On Sun, 26 Jul 2015 20:07:35 +0100, dennis@home wrote:

On 26/07/2015 19:21, Johnny B Good wrote:
On Sun, 26 Jul 2015 15:23:26 +0100, Davey wrote:

On Sun, 26 Jul 2015 12:38:31 +0000 (UTC)
Cursitor Doom wrote:

On Sat, 25 Jul 2015 23:43:19 +0100, Davey wrote:

My first reaction would be to disable anything that took control
away from me.

Agreed. I've got a 1977 Nikon F2 and I've no plans to change it. At
least half the enjoyment is fumbling around with things like shutter
speed, aperture, depth of field and focus AFAIC.

To me, the perfect gift would be a digital pack to fit onto my Olympus
OM-2 to replace the 35mm film.


I have a hankering for a similar 'upgrade' for my venerable Chinon CX
SLR. The only downside being its use of the Pentax M42 lens adapter
mount rather than the later, more popular, bayonet style mount.

TBH, I'm disappointed that no enterprising company has come up with a
digital 'film back' adapter kit to revitalise pretty well just about
every film SLR camera that's ever existed.


There was one a long time ago, it didn't sell very well.
The electronics were in the "cassette" and the sensor in the film
"tongue".


Triggering an 'exposure event' could easily be achieved by using an
integrated microphone to detect the 'sonic signature' of whatever film
SLR you cared to name (perhaps even implemented by using a 'training
algorithm' - even very very quiet models such as that Olympus OM-2 will
still produce enough sound level to act as a trigger - the mic *will*
be internal so should get a clear enough sonic signature even with the
quietest of cameras).


Why?, you get light on the sensor when the shutter opens and you use
that as the trigger.


There may well be usage cases where using such a technique may not be
appropriate or quite possibly fail to capture what the photographer
intended.



I guess we'll have to wait for full frame sensors to become
sufficiently
commonplace with the most expensive of DSLRs before they're likely to
be commoditised sufficiently to make it an economically viable
proposition.


The biggest problem is that old style lenses aren't very good compared
to modern digital ones. Even something like a four thirds digital will
exceed what an old film SLR and lens can achieve.

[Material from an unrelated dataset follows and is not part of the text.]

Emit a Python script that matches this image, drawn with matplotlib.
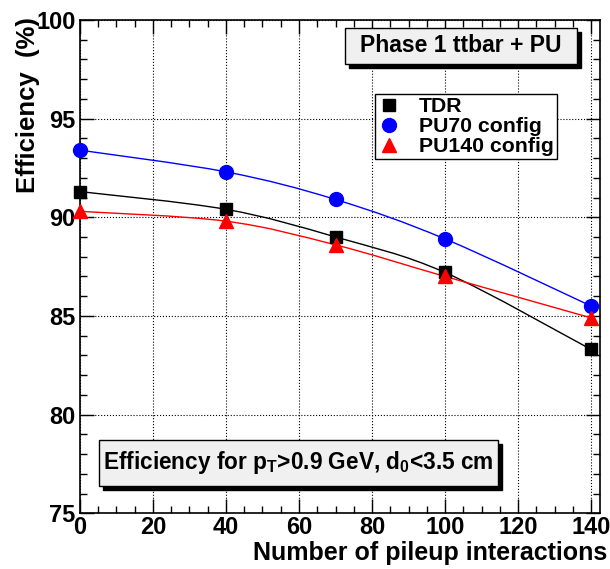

Even back in the seventies, 35mm SLR lenses could outperform the linear
resolution of even low speed high contrast monochrome film by about an
order of magnitude (50 line pairs per mm versus 500 line pairs of a good
quality standard lens at F1.4 or F2).

To put this in context, it would be fair to say that a full frame
200Mpxel sensor wouldn't be wasted on such a fixed focal length lens
(zoom lenses of the day, otoh, might well disappoint, but that's zoom
lenses of the day, taking advantage of the limits of film).